Sunday, December 12, 2010

Adventures in Multicultural Living: Reading Rosa Parks and Pearl Harbor with others - AnnArbor.com

Posted: Dec 12, 2010 at 6:12 AM [Dec 12, 2010]

When I was in elementary school, I was taught that at the end of a long day in 1955, an old and tired seamstress with aching feet sat down on a public bus in Montgomery, Alabama, and was just too tired to get up and give up her seat to a Caucasian passenger. I always imagined thick white orthopedic shoes, and I felt the heaviness of her exhaustion weighing her down in her seat, and I thought that it was an accident or coincidence that she started the Montgomery Bus Boycott and the civil rights movement in America.

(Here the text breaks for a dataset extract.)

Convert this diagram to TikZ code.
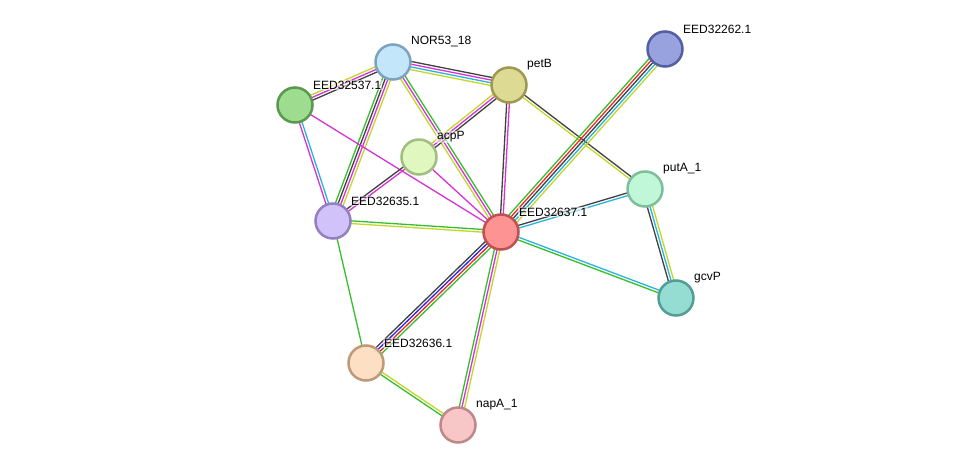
\documentclass[tikz,border=0pt]{standalone}
\usepackage{fontspec}
\setmainfont{Liberation Sans}
\usetikzlibrary{calc,backgrounds}
\definecolor{eg}{RGB}{55,190,45}
\definecolor{er}{RGB}{240,40,40}
\definecolor{eb}{RGB}{40,40,235}
\definecolor{ek}{RGB}{65,65,65}
\definecolor{em}{RGB}{215,50,215}
\definecolor{ec}{RGB}{40,180,220}
\definecolor{ey}{RGB}{195,215,40}
\definecolor{fnor}{RGB}{196,230,251}\definecolor{dnor}{RGB}{125,162,190}
\definecolor{fpetb}{RGB}{221,218,148}\definecolor{dpetb}{RGB}{158,152,82}
\definecolor{f537}{RGB}{158,220,143}\definecolor{d537}{RGB}{90,152,78}
\definecolor{facpp}{RGB}{224,247,192}\definecolor{dacpp}{RGB}{160,190,128}
\definecolor{f262}{RGB}{152,162,222}\definecolor{d262}{RGB}{82,95,160}
\definecolor{fputa}{RGB}{192,247,216}\definecolor{dputa}{RGB}{126,190,154}
\definecolor{f635}{RGB}{209,195,250}\definecolor{d635}{RGB}{148,128,192}
\definecolor{f637}{RGB}{253,147,147}\definecolor{d637}{RGB}{190,80,80}
\definecolor{fgcvp}{RGB}{149,221,211}\definecolor{dgcvp}{RGB}{82,158,150}
\definecolor{f636}{RGB}{253,223,195}\definecolor{d636}{RGB}{190,154,122}
\definecolor{fnapa}{RGB}{247,198,198}\definecolor{dnapa}{RGB}{190,136,136}
\newcommand\mylink[4]{%
  \foreach \cc [count=\ii] in {#4}{%
    \pgfmathsetmacro\off{(\ii-(#3+1)/2)*2.7}%
    \draw[line width=1.3pt,\cc] ($(#1.center)!\off pt!90:(#2.center)$) -- ($(#2.center)!\off pt!-90:(#1.center)$);
  }}
\tikzset{
  prot/.style={circle, draw=d#1, fill=f#1, line width=2.5pt, minimum size=35pt, inner sep=0pt},
  lab/.style={anchor=west, font=\fontsize{12}{14}\selectfont, text=black, inner sep=1pt, fill=white, fill opacity=0.55, text opacity=1},
}
\begin{document}
\begin{tikzpicture}[x=1pt,y=-1pt]
\useasboundingbox (0,0) rectangle (975,471);
% nodes
\node[prot=nor] (nor) at (393,62) {};
\node[prot=petb] (petb) at (509,85) {};
\node[prot=537] (e537) at (295,105) {};
\node[prot=acpp] (acpp) at (419,157) {};
\node[prot=262] (e262) at (665,49) {};
\node[prot=puta] (puta) at (645,189) {};
\node[prot=635] (e635) at (333,221) {};
\node[prot=637] (e637) at (501,232) {};
\node[prot=gcvp] (gcvp) at (676,298) {};
\node[prot=636] (e636) at (366,363) {};
\node[prot=napa] (napa) at (458,425) {};
% edges
\begin{pgfonlayer}{background}
\fill[white] (0,0) rectangle (975,471);
\mylink{nor}{petb}{4}{ey,ec,em,ek}
\mylink{nor}{e537}{3}{ey,em,ek}
\mylink{nor}{e635}{4}{eg,ek,em,ey}
\mylink{nor}{e637}{3}{ey,em,eg}
\mylink{e537}{e635}{2}{em,ec}
\mylink{e537}{e637}{1}{em}
\mylink{petb}{acpp}{3}{ey,em,ek}
\mylink{petb}{e637}{2}{ek,em}
\mylink{petb}{puta}{2}{ey,ek}
\mylink{acpp}{e635}{2}{ek,em}
\mylink{acpp}{e637}{1}{em}
\mylink{e635}{e637}{2}{ey,eg}
\mylink{e635}{e636}{1}{eg}
\mylink{e637}{e262}{5}{ey,ec,ek,er,eg}
\mylink{e637}{puta}{2}{ec,ek}
\mylink{e637}{gcvp}{2}{eg,ec}
\mylink{e637}{e636}{4}{ek,eb,er,eg}
\mylink{e637}{napa}{3}{eg,em,ey}
\mylink{e636}{napa}{2}{eg,ey}
\mylink{puta}{gcvp}{3}{ek,ec,ey}
\end{pgfonlayer}
% labels
\node[lab] (lnor) at ($(nor)+(17,-20)$) {NOR53\_18};
\node[lab] (lpetb) at ($(petb)+(17,-20)$) {petB};
\node[lab] (l537) at ($(e537)+(17,-20)$) {EED32537.1};
\node[lab] (lacpp) at ($(acpp)+(17,-20)$) {acpP};
\node[lab] (l262) at ($(e262)+(17,-20)$) {EED32262.1};
\node[lab] (lputa) at ($(puta)+(17,-20)$) {putA\_1};
\node[lab] (l635) at ($(e635)+(17,-20)$) {EED32635.1};
\node[lab] (l637) at ($(e637)+(17,-20)$) {EED32637.1};
\node[lab] (lgcvp) at ($(gcvp)+(17,-20)$) {gcvP};
\node[lab] (l636) at ($(e636)+(17,-20)$) {EED32636.1};
\node[lab] (lnapa) at ($(napa)+(17,-20)$) {napA\_1};
\end{tikzpicture}
\end{document}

That story lived undisturbed in my mind until almost 30 years later, when I heard Reverend Jesse Jackson proclaim at her funeral in Detroit that she was not tired that day at all, she was a freedom fighter. I was surprised to then see photographs of how young she was at the time, only 42, and how elegantly she was dressed. I discovered that she was not the first person to be arrested for refusing to give up her seat, but she was chosen to be the test case because she was the one with the character and social status and personality deemed necessary to stand up to the challenge. It took moving to Michigan, where she later made her home, for me to learn how very political and intentional her action was that day.